The number of major employers planning cuts to their workforces has doubled in the last three months, suggesting the biggest shakeout in the jobs market may be yet to come.

Of more than 200 executives questioned, six out of ten said they were about to cut costs, and more than half – 53% – expected to reduce headcount, up from 29% in March.

So far, most layoffs have been confined to sectors fully exposed to the credit crunch, like financial services, but the survey suggests rising inflation is now unsettling the majority.

Nearly eight out of 10 said inflation would mean higher costs for their business, seven out of 10 said it would hurt their profits and 67% said their staff would cite it to justify higher pay.

Speaking to the Mail on Sunday, Malcolm Edge, head of markets in the UK for KPMG, which commissioned the figures, explained why business confidence was falling.

“The clouds that were on the horizon when we first conducted this survey back in early spring are now right overhead.

“Businesses are feeling the impact of this ‘perfect storm’ of rising inflation, tightening credit controls and plummeting consumer confidence.”

In a separate report released yesterday, Roger Bootle, economic advisor to Deloitte and Touche, said that interest rates would need to fall to 3.5% by the end of 2009 to tackle decreasing growth.
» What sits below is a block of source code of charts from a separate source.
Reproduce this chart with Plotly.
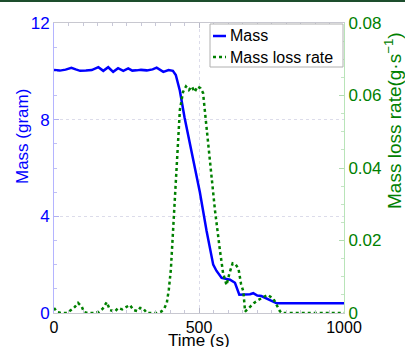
import plotly.graph_objects as go

# Sample mass (g) over time (s)
mass_t = [0, 20, 40, 60, 75, 90, 110, 130, 153, 170, 187, 204, 221, 239, 256, 270,
          285, 300, 320, 340, 354, 377, 395, 410, 420, 434, 450, 469, 485, 503, 526,
          538, 549, 560, 578, 607, 624, 639, 660, 676, 687, 701, 715, 739, 768, 800, 1000]
mass_g = [10.05, 10.03, 10.07, 10.15, 10.08, 10.02, 10.03, 10.05, 10.17, 10.02, 10.17,
          9.98, 10.13, 10.02, 10.12, 10.03, 10.04, 10.06, 10.04, 10.08, 10.15, 9.98,
          10.05, 10.02, 9.85, 9.2, 8.1, 7.0, 6.0, 5.0, 3.4, 2.6, 2.0, 1.75, 1.45, 1.38,
          1.25, 0.76, 0.77, 0.78, 0.82, 0.72, 0.7, 0.57, 0.4, 0.4, 0.4]

# Mass loss rate (g/s) over time (s)
rate_t = [0, 10, 25, 45, 62, 72, 83, 96, 103, 115, 140, 155, 168, 182, 193, 210, 221,
          235, 250, 262, 274, 288, 297, 308, 320, 355, 370, 380, 389, 396, 403, 412,
          423, 434, 445, 455, 465, 475, 485, 495, 505, 514, 525, 538, 555, 572, 583,
          595, 605, 616, 625, 636, 645, 653, 659, 676, 690, 705, 720, 736, 756, 779,
          786, 1000]
rate_gs = [0.0014, 0.0003, 0.0, 0.0, 0.001, 0.0017, 0.0028, 0.0017, 0.0003, 0.0, 0.0,
           0.0003, 0.0012, 0.003, 0.0008, 0.0004, 0.0014, 0.001, 0.0017, 0.0022, 0.0008,
           0.0005, 0.0014, 0.0012, 0.0, 0.0, 0.0004, 0.0012, 0.0028, 0.0065, 0.012,
           0.025, 0.042, 0.056, 0.061, 0.0625, 0.0615, 0.0625, 0.061, 0.0625, 0.062,
           0.0607, 0.052, 0.042, 0.0284, 0.0174, 0.011, 0.0077, 0.011, 0.0137, 0.0135,
           0.0123, 0.008, 0.0059, 0.0004, 0.0017, 0.0028, 0.0036, 0.0042, 0.005, 0.004,
           0.0005, 0.0, 0.0]

x_ticks = [0, 500, 1000]
mass_ticks = [0, 4, 8, 12]
rate_ticks = [0, 0.02, 0.04, 0.06, 0.08]
rate_labels = ["0", "0.02", "0.04", "0.06", "0.08"]

BLUE = "#0000FF"
GREEN = "#008000"
FONT = "Arial, Liberation Sans, sans-serif"

fig = go.Figure()
fig.add_trace(go.Scatter(x=mass_t, y=mass_g, mode="lines", name="Mass",
                         line=dict(color=BLUE, width=2.5), yaxis="y",
                         showlegend=False))
fig.add_trace(go.Scatter(x=rate_t, y=rate_gs, mode="lines", name="Mass loss rate",
                         line=dict(color=GREEN, width=2.5, dash="dot"), yaxis="y2",
                         showlegend=False))

W, H = 405, 347
ml, mr, mt, mb = 54, 61, 23, 34
pw, ph = W - ml - mr, H - mt - mb

def px_x(px):
    return (px - ml) / pw

def px_y(py):
    return 1 - (py - mt) / ph

shapes = [
    # dark rule along the top edge of the page
    dict(type="line", xref="paper", yref="paper", x0=px_x(0), x1=px_x(W),
         y0=px_y(1), y1=px_y(1), line=dict(color="#1d4d2d", width=2)),
    # legend box
    dict(type="rect", xref="paper", yref="paper", x0=px_x(210), x1=px_x(343),
         y0=px_y(67), y1=px_y(24), fillcolor="white",
         line=dict(color="#b0b0b0", width=1)),
    dict(type="line", xref="paper", yref="paper", x0=px_x(213), x1=px_x(226),
         y0=px_y(36), y1=px_y(36), line=dict(color=BLUE, width=2.5)),
    dict(type="line", xref="paper", yref="paper", x0=px_x(213), x1=px_x(226),
         y0=px_y(57), y1=px_y(57), line=dict(color=GREEN, width=2.5, dash="dot")),
]

annotations = [
    dict(text="Mass", xref="paper", yref="paper", x=px_x(228), y=px_y(36),
         xanchor="left", yanchor="middle", showarrow=False,
         font=dict(family=FONT, size=16, color="black")),
    dict(text="Mass loss rate", xref="paper", yref="paper", x=px_x(228), y=px_y(57),
         xanchor="left", yanchor="middle", showarrow=False,
         font=dict(family=FONT, size=16, color="black")),
    dict(text="Time (s)", xref="paper", yref="paper", x=px_x(199), y=px_y(340),
         xanchor="center", yanchor="middle", showarrow=False,
         font=dict(family=FONT, size=17, color="black")),
    dict(text="Mass (gram)", xref="paper", yref="paper", x=px_x(22), y=px_y(137),
         xanchor="center", yanchor="middle", showarrow=False, textangle=-90,
         font=dict(family=FONT, size=17, color=BLUE)),
    dict(text="Mass loss rate(g·s<sup>−1</sup>)", xref="paper", yref="paper",
         x=px_x(393), y=px_y(121), xanchor="center", yanchor="middle",
         showarrow=False, textangle=-90,
         font=dict(family=FONT, size=19, color=GREEN)),
]

fig.update_layout(
    width=W, height=H,
    margin=dict(l=ml, r=mr, t=mt, b=mb),
    paper_bgcolor="white", plot_bgcolor="white",
    font=dict(family=FONT, size=16),
    shapes=shapes, annotations=annotations,
    xaxis=dict(range=[0, 1000], tickvals=x_ticks, ticks="inside", ticklen=5,
               tickcolor="#b8b8c8", showline=True, linecolor="#c8c8d0", linewidth=1,
               mirror="ticks", showgrid=True, gridcolor="#dcdcea", griddash="dot",
               zeroline=False, tickfont=dict(color="black", size=16),
               minor=dict(dtick=50, ticks="inside", ticklen=3, tickcolor="#c8c8d8",
                          showgrid=False)),
    yaxis=dict(range=[0, 12], tickvals=mass_ticks, ticks="inside", ticklen=5,
               tickcolor="#b0b0f0", showline=True, linecolor="#b4b4ff", linewidth=1,
               showgrid=True, gridcolor="#dcdcea", griddash="dot", zeroline=False,
               tickfont=dict(color=BLUE, size=17),
               minor=dict(dtick=1, ticks="inside", ticklen=3, tickcolor="#c0c0f4",
                          showgrid=False)),
    yaxis2=dict(range=[0, 0.08], tickvals=rate_ticks, ticktext=rate_labels,
                overlaying="y", side="right", ticks="inside", ticklen=5,
                tickcolor="#b0dcb0", showline=True, linecolor="#b8e4b8", linewidth=1,
                showgrid=False, zeroline=False, tickfont=dict(color=GREEN, size=17),
                minor=dict(dtick=0.005, ticks="inside", ticklen=3, tickcolor="#c4e4c4",
                           showgrid=False)),
)

fig.write_html("out.html")
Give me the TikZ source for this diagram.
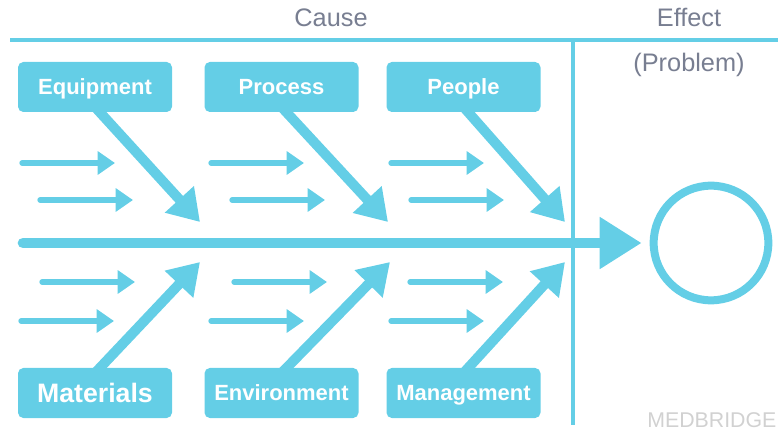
\documentclass[tikz,border=0pt]{standalone}
\usepackage{fontspec}
\setmainfont{Liberation Sans}
\usetikzlibrary{arrows.meta}
\definecolor{tuerkis}{RGB}{100,206,230}
\definecolor{grau}{RGB}{120,126,145}

\begin{document}
\begin{tikzpicture}[
    x=0.75pt, y=-0.75pt,
    kasten/.style={
      fill=tuerkis,
      rounded corners=4pt,
      minimum width=115.5pt,
      minimum height=37.5pt,
      text height=12pt,
      text depth=0pt,
      text=white,
      font=\fontsize{16.5}{18}\selectfont\bfseries},
    kopf/.style={
      text=grau,
      anchor=base,
      font=\fontsize{19}{22}\selectfont},
    graete/.style={
      draw=tuerkis,
      line width=7.5pt,
      -{Triangle[length=23pt,width=28pt]}},
    zweig/.style={
      draw=tuerkis,
      line width=4pt,
      line cap=round,
      -{Triangle[length=13pt,width=17pt]}}
    ]

  \useasboundingbox (0,0) rectangle (778,434);

  \draw[tuerkis, line width=2.6pt] (10,40) -- (778,40);
  \draw[tuerkis, line width=3pt] (573,40) -- (573,425);

  \node at (331,27) (ursache) [kopf] {Cause};
  \node at (689,27) (effekt) [kopf] {Effect};
  \node at (689,72) (problem) [kopf] {(Problem)};

  \node at (95,87) (kasten0) [kasten] {Equipment};
  \node at (281.5,87) (kasten1) [kasten] {Process};
  \node at (463.5,87) (kasten2) [kasten] {People};

  \node at (95,393) (kasten3) [kasten, text height=14.5pt, font=\fontsize{20}{24}\selectfont\bfseries] {Materials};
  \node at (281.5,393) (kasten4) [kasten] {Environment};
  \node at (463.5,393) (kasten5) [kasten] {Management};

  \node at (711,243) (wirkung) [circle, draw=tuerkis, line width=6pt, minimum size=86pt, inner sep=0pt] {};
  \node at (647,427) (marke) [anchor=base west, inner sep=0pt, text=black!18, font=\fontsize{16}{19}\selectfont] {MEDBRIDGE};

  \coordinate (schwanz) at (23,243);
  \coordinate (spitze0) at (200,222);
  \coordinate (spitze1) at (388,222);
  \coordinate (spitze2) at (565,222);
  \coordinate (spitze3) at (200,262);
  \coordinate (spitze4) at (390,262);
  \coordinate (spitze5) at (565,262);

  \foreach \i/\x/\y in {0/19/163, 1/37/200, 2/208/163, 3/229/200, 4/388/163, 5/408/200,
                        6/39/282, 7/18/321, 8/231/282, 9/208/321, 10/407/282, 11/388/321}
  {
    \coordinate (von\i) at (\x+3,\y);
    \coordinate (nach\i) at (\x+96,\y);
    \draw[zweig] (von\i) -- (nach\i);
  }

  \path[every edge/.style={graete}]

        ([yshift=4pt]kasten0.south) edge (spitze0)
        ([yshift=4pt]kasten1.south) edge (spitze1)
        ([yshift=4pt]kasten2.south) edge (spitze2)

        ([yshift=-4pt]kasten3.north) edge (spitze3)
        ([yshift=-4pt]kasten4.north) edge (spitze4)
        ([yshift=-4pt]kasten5.north) edge (spitze5)
   ;

  \draw[tuerkis, line width=8pt, line cap=round, -{Triangle[length=31.5pt,width=37pt]}, shorten >=6pt] (schwanz) -- (wirkung);

\end{tikzpicture}
\end{document}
But inflation fears inhibit the Bank of England from cutting rates, particularly before next year, by which time house prices will fall by up to a third.

“Import price inflation is already at a 15-year high,” he added. “All of this is seriously bad news for the housing market.

“Eventually inflation concerns will ease and interest rates will fall sharply. But by then it will be too late to prevent the economy from entering a deep downturn.”

According to the KPMG survey, 52% of executives said they wanted interest rates to be frozen at their current level, and a third bemoaned past cuts for not benefiting anyone.